*Request*: Without the images, write out the whole listing exactly.

*Supplied data*:
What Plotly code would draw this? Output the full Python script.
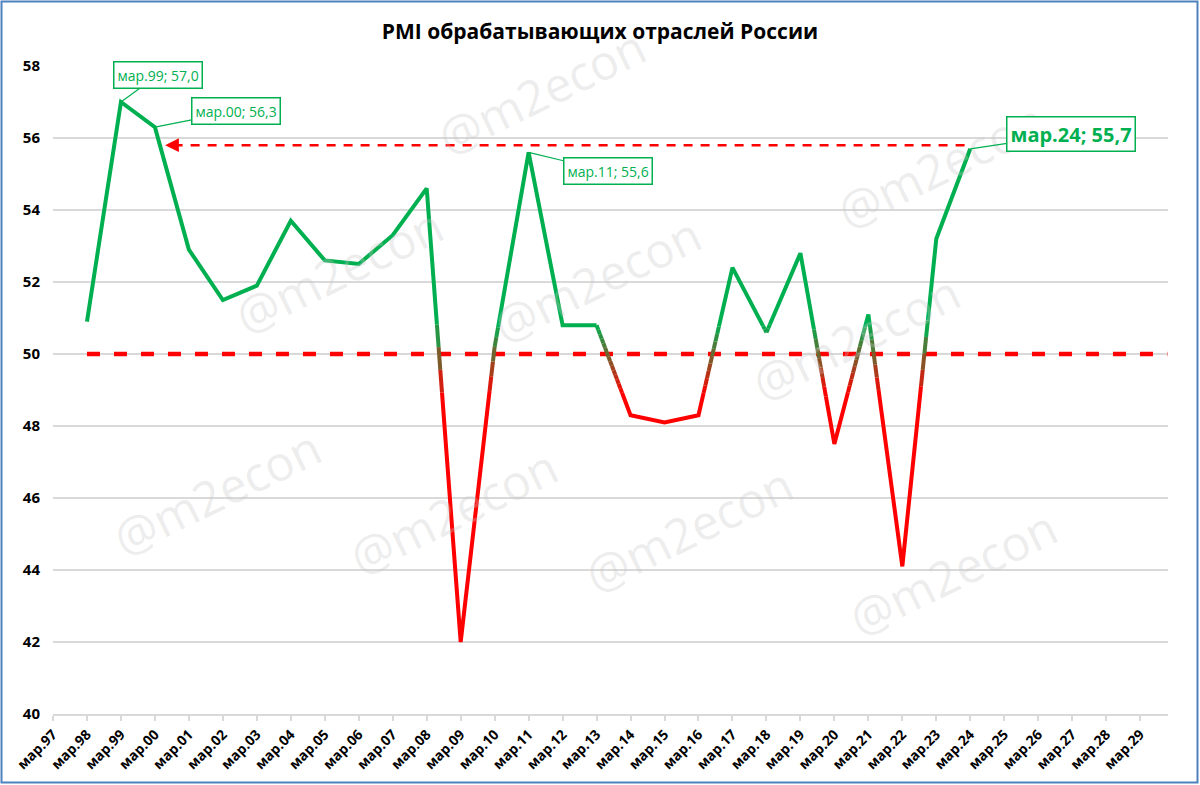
import plotly.graph_objects as go

# ---------------- data ----------------
categories = ["мар.%02d" % (y % 100) for y in range(1997, 2030)]  # мар.97 … мар.29
pmi_categories = categories[1:28]  # мар.98 … мар.24
pmi_values = [50.9, 57.0, 56.3, 52.9, 51.5, 51.9, 53.7, 52.6, 52.5, 53.3, 54.6,
              42.0, 50.2, 55.6, 50.8, 50.8, 48.3, 48.1, 48.3, 52.4, 50.6, 52.8,
              47.5, 51.1, 44.1, 53.2, 55.7]
threshold = 50.0
ref_level = 55.8
labelled = ["мар.99", "мар.00", "мар.11", "мар.24"]

# ---------------- styles ----------------
GREEN = (0, 176, 80)
RED = (255, 0, 0)
GRAD_HI, GRAD_LO = 50.8, 48.9
FONT = "Open Sans"

def col(y):
    t = (y - GRAD_LO) / (GRAD_HI - GRAD_LO)
    t = max(0.0, min(1.0, t))
    c = [round(RED[k] * (1 - t) + GREEN[k] * t) for k in range(3)]
    return "rgb(%d,%d,%d)" % tuple(c)

xidx = [categories.index(c) for c in pmi_categories]

# split line into coloured pieces (gradient in the band around 50)
pieces = []
K = 20
for i in range(len(pmi_values) - 1):
    x0, y0, x1, y1 = xidx[i], pmi_values[i], xidx[i + 1], pmi_values[i + 1]
    if (y0 >= GRAD_HI and y1 >= GRAD_HI) or (y0 <= GRAD_LO and y1 <= GRAD_LO):
        pieces.append(([x0, x1], [y0, y1], col(y0)))
    else:
        for k in range(K):
            a, b = k / K, (k + 1) / K
            ya, yb = y0 + (y1 - y0) * a, y0 + (y1 - y0) * b
            pieces.append(([x0 + (x1 - x0) * a, x0 + (x1 - x0) * b], [ya, yb], col((ya + yb) / 2)))

runs = []
for xs, ys, c in pieces:
    if runs and runs[-1][2] == c and runs[-1][0][-1] == xs[0]:
        runs[-1][0].append(xs[1]); runs[-1][1].append(ys[1])
    else:
        runs.append([list(xs), list(ys), c])

fig = go.Figure()

# threshold line at 50
fig.add_trace(go.Scatter(x=[xidx[0], len(categories) - 0.2], y=[threshold, threshold],
                         mode="lines", line=dict(color="#ff0000", width=4.5, dash="13px,14px"),
                         hoverinfo="skip", showlegend=False))
# reference level line
i00 = categories.index("мар.00")
i24 = categories.index("мар.24")
fig.add_trace(go.Scatter(x=[i00 + 0.55, i24], y=[ref_level, ref_level],
                         mode="lines", line=dict(color="#ff0000", width=2.5, dash="9px,8px"),
                         hoverinfo="skip", showlegend=False))

for xs, ys, c in runs:
    fig.add_trace(go.Scatter(x=xs, y=ys, mode="lines",
                             line=dict(color=c, width=4), hoverinfo="skip", showlegend=False))

annotations = []
# watermarks (pixel centres)
L, R, T, B = 53, 1168, 66, 714
W, H = R - L, B - T
marks = [(541, 92), (338, 270), (596, 279), (940, 165), (855, 337),
         (216, 492), (453, 512), (688, 529), (952, 572)]
for px, py in marks:
    annotations.append(dict(x=(px - L) / W, y=(B - py) / H, xref="paper", yref="paper",
                            xanchor="center", yanchor="middle",
                            text="@m2econ", showarrow=False, textangle=-26,
                            font=dict(family=FONT, size=48, color="rgba(200,200,200,0.33)")))

# arrow head of reference line
annotations.append(dict(x=i00 + 0.3, y=ref_level, xref="x", yref="y",
                        ax=i00 + 0.7, ay=ref_level, axref="x", ayref="y",
                        text="", showarrow=True, arrowhead=2, arrowsize=1.1,
                        arrowwidth=2.5, arrowcolor="#ff0000"))

offsets = {"мар.99": (37, -27, 14, False), "мар.00": (81, -16, 14, False),
           "мар.11": (79, 19, 14, False), "мар.24": (101, -15, 20, True)}
for c in labelled:
    v = pmi_values[pmi_categories.index(c)]
    txt = "%s; %s" % (c, ("%.1f" % v).replace(".", ","))
    ax, ay, fs, bold = offsets[c]
    annotations.append(dict(x=categories.index(c), y=v, xref="x", yref="y",
                            ax=ax, ay=ay, text=("<b>%s</b>" % txt) if bold else txt,
                            showarrow=True, arrowhead=0, arrowwidth=1.2, arrowcolor="#00b050",
                            font=dict(family=FONT, size=fs, color="#00b050"),
                            bgcolor="white", bordercolor="#00b050", borderwidth=1.5,
                            borderpad=3))

fig.update_layout(
    width=1200, height=785,
    margin=dict(l=L, r=1200 - R, t=T, b=785 - B, autoexpand=False),
    paper_bgcolor="white", plot_bgcolor="white",
    title=dict(text="<b>PMI обрабатывающих отраслей России</b>", x=0.5, xanchor="center",
               y=1 - 32 / 785, yanchor="middle", font=dict(family=FONT, size=21, color="black")),
    font=dict(family=FONT, color="black"),
    annotations=annotations,
    shapes=[dict(type="rect", xref="paper", yref="paper",
                 x0=(1.5 - L) / W, x1=(1197.5 - L) / W, y0=(B - 782.5) / H, y1=(B - 1.5) / H,
                 line=dict(color="#4f81bd", width=2), fillcolor="rgba(0,0,0,0)", layer="below")],
)
fig.update_xaxes(range=[0, len(categories) - 0.18], tickmode="array",
                 tickvals=list(range(len(categories))), ticktext=categories,
                 tickangle=-45, tickfont=dict(family=FONT, size=14, color="black", weight="bold"),
                 ticks="outside", ticklen=5, tickcolor="#d9d9d9", tickwidth=1.5,
                 showline=True, linecolor="#d9d9d9", linewidth=1.5,
                 showgrid=False, zeroline=False, automargin=False)
fig.update_yaxes(range=[40, 58], dtick=2, tick0=40,
                 tickfont=dict(family=FONT, size=15, color="black", weight="bold"),
                 showgrid=True, gridcolor="#d9d9d9", gridwidth=1.5,
                 showline=False, zeroline=False, ticks="", ticklabelstandoff=12,
                 automargin=False)

fig.write_html("out.html", config={"displayModeBar": False},
               post_script="document.body.style.margin='0';document.body.style.overflow='hidden';")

*Answer for this exercise*:
What Plotly code would draw this? Output the full Python script.
import plotly.graph_objects as go

# ---------------- data ----------------
categories = ["мар.%02d" % (y % 100) for y in range(1997, 2030)]  # мар.97 … мар.29
pmi_categories = categories[1:28]  # мар.98 … мар.24
pmi_values = [50.9, 57.0, 56.3, 52.9, 51.5, 51.9, 53.7, 52.6, 52.5, 53.3, 54.6,
              42.0, 50.2, 55.6, 50.8, 50.8, 48.3, 48.1, 48.3, 52.4, 50.6, 52.8,
              47.5, 51.1, 44.1, 53.2, 55.7]
threshold = 50.0
ref_level = 55.8
labelled = ["мар.99", "мар.00", "мар.11", "мар.24"]

# ---------------- styles ----------------
GREEN = (0, 176, 80)
RED = (255, 0, 0)
GRAD_HI, GRAD_LO = 50.8, 48.9
FONT = "Open Sans"

def col(y):
    t = (y - GRAD_LO) / (GRAD_HI - GRAD_LO)
    t = max(0.0, min(1.0, t))
    c = [round(RED[k] * (1 - t) + GREEN[k] * t) for k in range(3)]
    return "rgb(%d,%d,%d)" % tuple(c)

xidx = [categories.index(c) for c in pmi_categories]

# split line into coloured pieces (gradient in the band around 50)
pieces = []
K = 20
for i in range(len(pmi_values) - 1):
    x0, y0, x1, y1 = xidx[i], pmi_values[i], xidx[i + 1], pmi_values[i + 1]
    if (y0 >= GRAD_HI and y1 >= GRAD_HI) or (y0 <= GRAD_LO and y1 <= GRAD_LO):
        pieces.append(([x0, x1], [y0, y1], col(y0)))
    else:
        for k in range(K):
            a, b = k / K, (k + 1) / K
            ya, yb = y0 + (y1 - y0) * a, y0 + (y1 - y0) * b
            pieces.append(([x0 + (x1 - x0) * a, x0 + (x1 - x0) * b], [ya, yb], col((ya + yb) / 2)))

runs = []
for xs, ys, c in pieces:
    if runs and runs[-1][2] == c and runs[-1][0][-1] == xs[0]:
        runs[-1][0].append(xs[1]); runs[-1][1].append(ys[1])
    else:
        runs.append([list(xs), list(ys), c])

fig = go.Figure()

# threshold line at 50
fig.add_trace(go.Scatter(x=[xidx[0], len(categories) - 0.2], y=[threshold, threshold],
                         mode="lines", line=dict(color="#ff0000", width=4.5, dash="13px,14px"),
                         hoverinfo="skip", showlegend=False))
# reference level line
i00 = categories.index("мар.00")
i24 = categories.index("мар.24")
fig.add_trace(go.Scatter(x=[i00 + 0.55, i24], y=[ref_level, ref_level],
                         mode="lines", line=dict(color="#ff0000", width=2.5, dash="9px,8px"),
                         hoverinfo="skip", showlegend=False))

for xs, ys, c in runs:
    fig.add_trace(go.Scatter(x=xs, y=ys, mode="lines",
                             line=dict(color=c, width=4), hoverinfo="skip", showlegend=False))

annotations = []
# watermarks (pixel centres)
L, R, T, B = 53, 1168, 66, 714
W, H = R - L, B - T
marks = [(541, 92), (338, 270), (596, 279), (940, 165), (855, 337),
         (216, 492), (453, 512), (688, 529), (952, 572)]
for px, py in marks:
    annotations.append(dict(x=(px - L) / W, y=(B - py) / H, xref="paper", yref="paper",
                            xanchor="center", yanchor="middle",
                            text="@m2econ", showarrow=False, textangle=-26,
                            font=dict(family=FONT, size=48, color="rgba(200,200,200,0.33)")))

# arrow head of reference line
annotations.append(dict(x=i00 + 0.3, y=ref_level, xref="x", yref="y",
                        ax=i00 + 0.7, ay=ref_level, axref="x", ayref="y",
                        text="", showarrow=True, arrowhead=2, arrowsize=1.1,
                        arrowwidth=2.5, arrowcolor="#ff0000"))

offsets = {"мар.99": (37, -27, 14, False), "мар.00": (81, -16, 14, False),
           "мар.11": (79, 19, 14, False), "мар.24": (101, -15, 20, True)}
for c in labelled:
    v = pmi_values[pmi_categories.index(c)]
    txt = "%s; %s" % (c, ("%.1f" % v).replace(".", ","))
    ax, ay, fs, bold = offsets[c]
    annotations.append(dict(x=categories.index(c), y=v, xref="x", yref="y",
                            ax=ax, ay=ay, text=("<b>%s</b>" % txt) if bold else txt,
                            showarrow=True, arrowhead=0, arrowwidth=1.2, arrowcolor="#00b050",
                            font=dict(family=FONT, size=fs, color="#00b050"),
                            bgcolor="white", bordercolor="#00b050", borderwidth=1.5,
                            borderpad=3))

fig.update_layout(
    width=1200, height=785,
    margin=dict(l=L, r=1200 - R, t=T, b=785 - B, autoexpand=False),
    paper_bgcolor="white", plot_bgcolor="white",
    title=dict(text="<b>PMI обрабатывающих отраслей России</b>", x=0.5, xanchor="center",
               y=1 - 32 / 785, yanchor="middle", font=dict(family=FONT, size=21, color="black")),
    font=dict(family=FONT, color="black"),
    annotations=annotations,
    shapes=[dict(type="rect", xref="paper", yref="paper",
                 x0=(1.5 - L) / W, x1=(1197.5 - L) / W, y0=(B - 782.5) / H, y1=(B - 1.5) / H,
                 line=dict(color="#4f81bd", width=2), fillcolor="rgba(0,0,0,0)", layer="below")],
)
fig.update_xaxes(range=[0, len(categories) - 0.18], tickmode="array",
                 tickvals=list(range(len(categories))), ticktext=categories,
                 tickangle=-45, tickfont=dict(family=FONT, size=14, color="black", weight="bold"),
                 ticks="outside", ticklen=5, tickcolor="#d9d9d9", tickwidth=1.5,
                 showline=True, linecolor="#d9d9d9", linewidth=1.5,
                 showgrid=False, zeroline=False, automargin=False)
fig.update_yaxes(range=[40, 58], dtick=2, tick0=40,
                 tickfont=dict(family=FONT, size=15, color="black", weight="bold"),
                 showgrid=True, gridcolor="#d9d9d9", gridwidth=1.5,
                 showline=False, zeroline=False, ticks="", ticklabelstandoff=12,
                 automargin=False)

fig.write_html("out.html", config={"displayModeBar": False},
               post_script="document.body.style.margin='0';document.body.style.overflow='hidden';")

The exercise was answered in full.